Copy out the listing that follows, exact in every word, and skip the images.

DATA SECTION -

begin

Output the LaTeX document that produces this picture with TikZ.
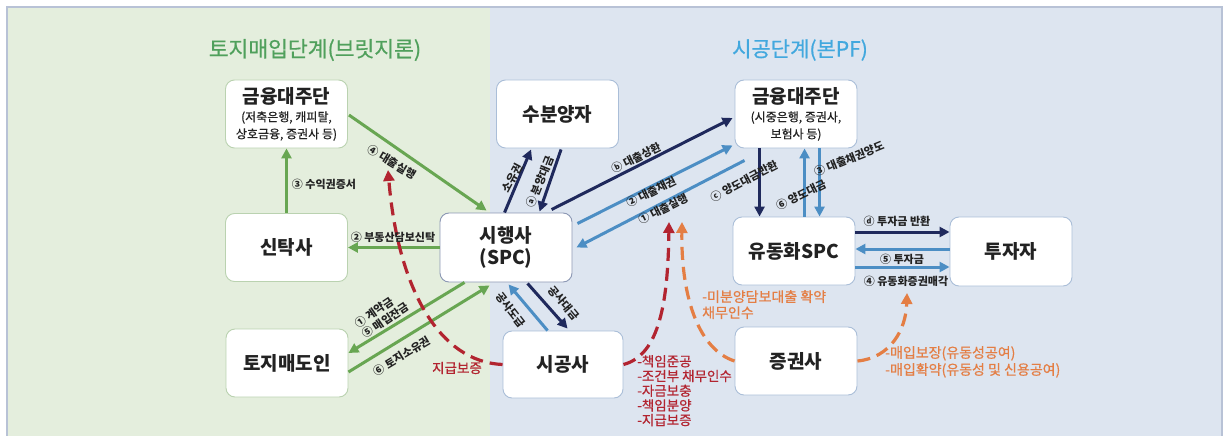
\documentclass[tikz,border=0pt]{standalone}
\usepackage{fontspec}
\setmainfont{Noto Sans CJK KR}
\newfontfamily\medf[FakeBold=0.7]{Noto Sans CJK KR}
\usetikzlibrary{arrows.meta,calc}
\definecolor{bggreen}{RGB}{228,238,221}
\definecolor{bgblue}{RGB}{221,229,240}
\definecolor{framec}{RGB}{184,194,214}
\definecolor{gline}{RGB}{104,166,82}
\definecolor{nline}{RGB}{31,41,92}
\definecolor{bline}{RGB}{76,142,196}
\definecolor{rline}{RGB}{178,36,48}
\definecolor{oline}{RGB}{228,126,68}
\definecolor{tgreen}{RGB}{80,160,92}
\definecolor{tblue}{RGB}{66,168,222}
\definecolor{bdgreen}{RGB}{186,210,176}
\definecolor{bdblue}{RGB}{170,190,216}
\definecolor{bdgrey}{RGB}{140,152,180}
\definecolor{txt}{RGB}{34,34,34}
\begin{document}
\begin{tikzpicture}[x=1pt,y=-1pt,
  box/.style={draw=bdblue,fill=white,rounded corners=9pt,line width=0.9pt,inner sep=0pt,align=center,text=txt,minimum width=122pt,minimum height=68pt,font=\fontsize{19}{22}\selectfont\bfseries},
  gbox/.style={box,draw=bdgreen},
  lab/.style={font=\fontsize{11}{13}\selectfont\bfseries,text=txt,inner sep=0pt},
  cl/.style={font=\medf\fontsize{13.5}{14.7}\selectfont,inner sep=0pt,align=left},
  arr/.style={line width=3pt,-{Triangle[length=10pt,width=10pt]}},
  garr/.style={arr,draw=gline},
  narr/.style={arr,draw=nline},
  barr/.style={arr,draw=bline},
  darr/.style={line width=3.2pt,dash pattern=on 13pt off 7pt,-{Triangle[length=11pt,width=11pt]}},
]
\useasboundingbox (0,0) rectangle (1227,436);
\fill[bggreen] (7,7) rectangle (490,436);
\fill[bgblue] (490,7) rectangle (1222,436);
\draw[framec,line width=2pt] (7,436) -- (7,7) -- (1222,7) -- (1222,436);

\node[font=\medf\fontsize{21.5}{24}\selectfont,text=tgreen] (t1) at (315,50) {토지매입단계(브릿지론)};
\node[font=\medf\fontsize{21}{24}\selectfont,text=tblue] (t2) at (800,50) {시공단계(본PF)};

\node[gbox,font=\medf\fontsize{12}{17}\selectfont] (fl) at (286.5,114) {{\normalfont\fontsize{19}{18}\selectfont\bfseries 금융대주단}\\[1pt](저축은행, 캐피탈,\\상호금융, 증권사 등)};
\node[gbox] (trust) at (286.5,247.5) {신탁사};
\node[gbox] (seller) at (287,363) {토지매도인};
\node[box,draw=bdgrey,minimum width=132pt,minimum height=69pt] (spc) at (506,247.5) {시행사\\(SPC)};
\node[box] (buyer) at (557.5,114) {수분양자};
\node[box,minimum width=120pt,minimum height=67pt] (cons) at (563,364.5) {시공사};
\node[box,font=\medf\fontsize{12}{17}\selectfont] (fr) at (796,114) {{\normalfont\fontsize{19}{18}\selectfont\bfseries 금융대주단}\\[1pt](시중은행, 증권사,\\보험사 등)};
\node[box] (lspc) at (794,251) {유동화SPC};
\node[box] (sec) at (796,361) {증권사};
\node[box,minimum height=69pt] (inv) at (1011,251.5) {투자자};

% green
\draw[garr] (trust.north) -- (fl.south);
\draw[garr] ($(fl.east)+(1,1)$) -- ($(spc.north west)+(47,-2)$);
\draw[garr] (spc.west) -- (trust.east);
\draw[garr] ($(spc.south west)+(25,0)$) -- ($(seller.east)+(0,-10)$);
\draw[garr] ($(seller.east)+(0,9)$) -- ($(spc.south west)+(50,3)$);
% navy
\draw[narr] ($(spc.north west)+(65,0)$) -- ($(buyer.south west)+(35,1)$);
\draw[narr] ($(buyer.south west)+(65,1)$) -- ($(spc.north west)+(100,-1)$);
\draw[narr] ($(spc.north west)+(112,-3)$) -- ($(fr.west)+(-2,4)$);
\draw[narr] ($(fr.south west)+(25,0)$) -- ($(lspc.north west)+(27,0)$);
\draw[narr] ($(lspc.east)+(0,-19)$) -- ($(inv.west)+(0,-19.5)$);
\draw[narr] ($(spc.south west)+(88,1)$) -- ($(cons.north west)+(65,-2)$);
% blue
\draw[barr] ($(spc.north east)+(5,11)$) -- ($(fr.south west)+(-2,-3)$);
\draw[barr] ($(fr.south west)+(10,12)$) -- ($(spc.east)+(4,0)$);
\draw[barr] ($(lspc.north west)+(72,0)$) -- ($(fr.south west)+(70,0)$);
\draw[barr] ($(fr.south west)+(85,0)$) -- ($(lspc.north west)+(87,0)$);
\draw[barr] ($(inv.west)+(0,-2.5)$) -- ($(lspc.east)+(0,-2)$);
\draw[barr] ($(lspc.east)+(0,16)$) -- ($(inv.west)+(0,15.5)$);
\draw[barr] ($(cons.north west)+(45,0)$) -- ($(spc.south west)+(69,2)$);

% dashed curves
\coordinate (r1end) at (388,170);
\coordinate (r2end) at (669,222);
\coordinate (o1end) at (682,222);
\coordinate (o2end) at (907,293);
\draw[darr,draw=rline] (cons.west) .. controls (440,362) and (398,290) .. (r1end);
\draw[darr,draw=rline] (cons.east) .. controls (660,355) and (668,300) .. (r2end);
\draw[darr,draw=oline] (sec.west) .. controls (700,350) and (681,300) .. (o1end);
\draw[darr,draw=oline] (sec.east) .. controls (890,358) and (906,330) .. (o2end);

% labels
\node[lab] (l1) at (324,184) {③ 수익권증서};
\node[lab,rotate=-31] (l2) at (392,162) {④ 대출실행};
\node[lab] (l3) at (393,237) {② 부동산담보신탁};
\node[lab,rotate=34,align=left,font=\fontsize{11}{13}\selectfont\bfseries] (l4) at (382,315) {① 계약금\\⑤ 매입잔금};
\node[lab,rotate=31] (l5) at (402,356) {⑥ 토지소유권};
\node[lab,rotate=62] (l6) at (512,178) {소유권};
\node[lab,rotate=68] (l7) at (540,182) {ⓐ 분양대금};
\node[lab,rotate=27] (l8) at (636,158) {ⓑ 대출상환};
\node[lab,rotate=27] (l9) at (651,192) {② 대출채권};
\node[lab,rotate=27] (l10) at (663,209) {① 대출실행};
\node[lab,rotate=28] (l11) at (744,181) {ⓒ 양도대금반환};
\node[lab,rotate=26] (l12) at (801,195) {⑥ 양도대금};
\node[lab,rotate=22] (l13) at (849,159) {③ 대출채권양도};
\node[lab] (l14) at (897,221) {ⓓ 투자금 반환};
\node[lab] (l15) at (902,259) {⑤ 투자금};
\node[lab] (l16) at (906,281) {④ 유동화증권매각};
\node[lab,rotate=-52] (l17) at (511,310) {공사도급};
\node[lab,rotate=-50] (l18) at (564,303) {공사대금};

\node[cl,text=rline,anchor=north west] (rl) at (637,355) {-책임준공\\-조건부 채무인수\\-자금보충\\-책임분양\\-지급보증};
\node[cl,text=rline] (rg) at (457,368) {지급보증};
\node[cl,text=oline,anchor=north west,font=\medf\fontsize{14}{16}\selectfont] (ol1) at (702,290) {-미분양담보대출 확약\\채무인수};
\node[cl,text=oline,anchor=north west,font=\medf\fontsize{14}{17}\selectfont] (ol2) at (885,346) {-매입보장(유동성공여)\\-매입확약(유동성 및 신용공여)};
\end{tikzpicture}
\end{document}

end

ANSWER -
Output the LaTeX document that produces this picture with TikZ.
\documentclass[tikz,border=0pt]{standalone}
\usepackage{fontspec}
\setmainfont{Noto Sans CJK KR}
\newfontfamily\medf[FakeBold=0.7]{Noto Sans CJK KR}
\usetikzlibrary{arrows.meta,calc}
\definecolor{bggreen}{RGB}{228,238,221}
\definecolor{bgblue}{RGB}{221,229,240}
\definecolor{framec}{RGB}{184,194,214}
\definecolor{gline}{RGB}{104,166,82}
\definecolor{nline}{RGB}{31,41,92}
\definecolor{bline}{RGB}{76,142,196}
\definecolor{rline}{RGB}{178,36,48}
\definecolor{oline}{RGB}{228,126,68}
\definecolor{tgreen}{RGB}{80,160,92}
\definecolor{tblue}{RGB}{66,168,222}
\definecolor{bdgreen}{RGB}{186,210,176}
\definecolor{bdblue}{RGB}{170,190,216}
\definecolor{bdgrey}{RGB}{140,152,180}
\definecolor{txt}{RGB}{34,34,34}
\begin{document}
\begin{tikzpicture}[x=1pt,y=-1pt,
  box/.style={draw=bdblue,fill=white,rounded corners=9pt,line width=0.9pt,inner sep=0pt,align=center,text=txt,minimum width=122pt,minimum height=68pt,font=\fontsize{19}{22}\selectfont\bfseries},
  gbox/.style={box,draw=bdgreen},
  lab/.style={font=\fontsize{11}{13}\selectfont\bfseries,text=txt,inner sep=0pt},
  cl/.style={font=\medf\fontsize{13.5}{14.7}\selectfont,inner sep=0pt,align=left},
  arr/.style={line width=3pt,-{Triangle[length=10pt,width=10pt]}},
  garr/.style={arr,draw=gline},
  narr/.style={arr,draw=nline},
  barr/.style={arr,draw=bline},
  darr/.style={line width=3.2pt,dash pattern=on 13pt off 7pt,-{Triangle[length=11pt,width=11pt]}},
]
\useasboundingbox (0,0) rectangle (1227,436);
\fill[bggreen] (7,7) rectangle (490,436);
\fill[bgblue] (490,7) rectangle (1222,436);
\draw[framec,line width=2pt] (7,436) -- (7,7) -- (1222,7) -- (1222,436);

\node[font=\medf\fontsize{21.5}{24}\selectfont,text=tgreen] (t1) at (315,50) {토지매입단계(브릿지론)};
\node[font=\medf\fontsize{21}{24}\selectfont,text=tblue] (t2) at (800,50) {시공단계(본PF)};

\node[gbox,font=\medf\fontsize{12}{17}\selectfont] (fl) at (286.5,114) {{\normalfont\fontsize{19}{18}\selectfont\bfseries 금융대주단}\\[1pt](저축은행, 캐피탈,\\상호금융, 증권사 등)};
\node[gbox] (trust) at (286.5,247.5) {신탁사};
\node[gbox] (seller) at (287,363) {토지매도인};
\node[box,draw=bdgrey,minimum width=132pt,minimum height=69pt] (spc) at (506,247.5) {시행사\\(SPC)};
\node[box] (buyer) at (557.5,114) {수분양자};
\node[box,minimum width=120pt,minimum height=67pt] (cons) at (563,364.5) {시공사};
\node[box,font=\medf\fontsize{12}{17}\selectfont] (fr) at (796,114) {{\normalfont\fontsize{19}{18}\selectfont\bfseries 금융대주단}\\[1pt](시중은행, 증권사,\\보험사 등)};
\node[box] (lspc) at (794,251) {유동화SPC};
\node[box] (sec) at (796,361) {증권사};
\node[box,minimum height=69pt] (inv) at (1011,251.5) {투자자};

% green
\draw[garr] (trust.north) -- (fl.south);
\draw[garr] ($(fl.east)+(1,1)$) -- ($(spc.north west)+(47,-2)$);
\draw[garr] (spc.west) -- (trust.east);
\draw[garr] ($(spc.south west)+(25,0)$) -- ($(seller.east)+(0,-10)$);
\draw[garr] ($(seller.east)+(0,9)$) -- ($(spc.south west)+(50,3)$);
% navy
\draw[narr] ($(spc.north west)+(65,0)$) -- ($(buyer.south west)+(35,1)$);
\draw[narr] ($(buyer.south west)+(65,1)$) -- ($(spc.north west)+(100,-1)$);
\draw[narr] ($(spc.north west)+(112,-3)$) -- ($(fr.west)+(-2,4)$);
\draw[narr] ($(fr.south west)+(25,0)$) -- ($(lspc.north west)+(27,0)$);
\draw[narr] ($(lspc.east)+(0,-19)$) -- ($(inv.west)+(0,-19.5)$);
\draw[narr] ($(spc.south west)+(88,1)$) -- ($(cons.north west)+(65,-2)$);
% blue
\draw[barr] ($(spc.north east)+(5,11)$) -- ($(fr.south west)+(-2,-3)$);
\draw[barr] ($(fr.south west)+(10,12)$) -- ($(spc.east)+(4,0)$);
\draw[barr] ($(lspc.north west)+(72,0)$) -- ($(fr.south west)+(70,0)$);
\draw[barr] ($(fr.south west)+(85,0)$) -- ($(lspc.north west)+(87,0)$);
\draw[barr] ($(inv.west)+(0,-2.5)$) -- ($(lspc.east)+(0,-2)$);
\draw[barr] ($(lspc.east)+(0,16)$) -- ($(inv.west)+(0,15.5)$);
\draw[barr] ($(cons.north west)+(45,0)$) -- ($(spc.south west)+(69,2)$);

% dashed curves
\coordinate (r1end) at (388,170);
\coordinate (r2end) at (669,222);
\coordinate (o1end) at (682,222);
\coordinate (o2end) at (907,293);
\draw[darr,draw=rline] (cons.west) .. controls (440,362) and (398,290) .. (r1end);
\draw[darr,draw=rline] (cons.east) .. controls (660,355) and (668,300) .. (r2end);
\draw[darr,draw=oline] (sec.west) .. controls (700,350) and (681,300) .. (o1end);
\draw[darr,draw=oline] (sec.east) .. controls (890,358) and (906,330) .. (o2end);

% labels
\node[lab] (l1) at (324,184) {③ 수익권증서};
\node[lab,rotate=-31] (l2) at (392,162) {④ 대출실행};
\node[lab] (l3) at (393,237) {② 부동산담보신탁};
\node[lab,rotate=34,align=left,font=\fontsize{11}{13}\selectfont\bfseries] (l4) at (382,315) {① 계약금\\⑤ 매입잔금};
\node[lab,rotate=31] (l5) at (402,356) {⑥ 토지소유권};
\node[lab,rotate=62] (l6) at (512,178) {소유권};
\node[lab,rotate=68] (l7) at (540,182) {ⓐ 분양대금};
\node[lab,rotate=27] (l8) at (636,158) {ⓑ 대출상환};
\node[lab,rotate=27] (l9) at (651,192) {② 대출채권};
\node[lab,rotate=27] (l10) at (663,209) {① 대출실행};
\node[lab,rotate=28] (l11) at (744,181) {ⓒ 양도대금반환};
\node[lab,rotate=26] (l12) at (801,195) {⑥ 양도대금};
\node[lab,rotate=22] (l13) at (849,159) {③ 대출채권양도};
\node[lab] (l14) at (897,221) {ⓓ 투자금 반환};
\node[lab] (l15) at (902,259) {⑤ 투자금};
\node[lab] (l16) at (906,281) {④ 유동화증권매각};
\node[lab,rotate=-52] (l17) at (511,310) {공사도급};
\node[lab,rotate=-50] (l18) at (564,303) {공사대금};

\node[cl,text=rline,anchor=north west] (rl) at (637,355) {-책임준공\\-조건부 채무인수\\-자금보충\\-책임분양\\-지급보증};
\node[cl,text=rline] (rg) at (457,368) {지급보증};
\node[cl,text=oline,anchor=north west,font=\medf\fontsize{14}{16}\selectfont] (ol1) at (702,290) {-미분양담보대출 확약\\채무인수};
\node[cl,text=oline,anchor=north west,font=\medf\fontsize{14}{17}\selectfont] (ol2) at (885,346) {-매입보장(유동성공여)\\-매입확약(유동성 및 신용공여)};
\end{tikzpicture}
\end{document}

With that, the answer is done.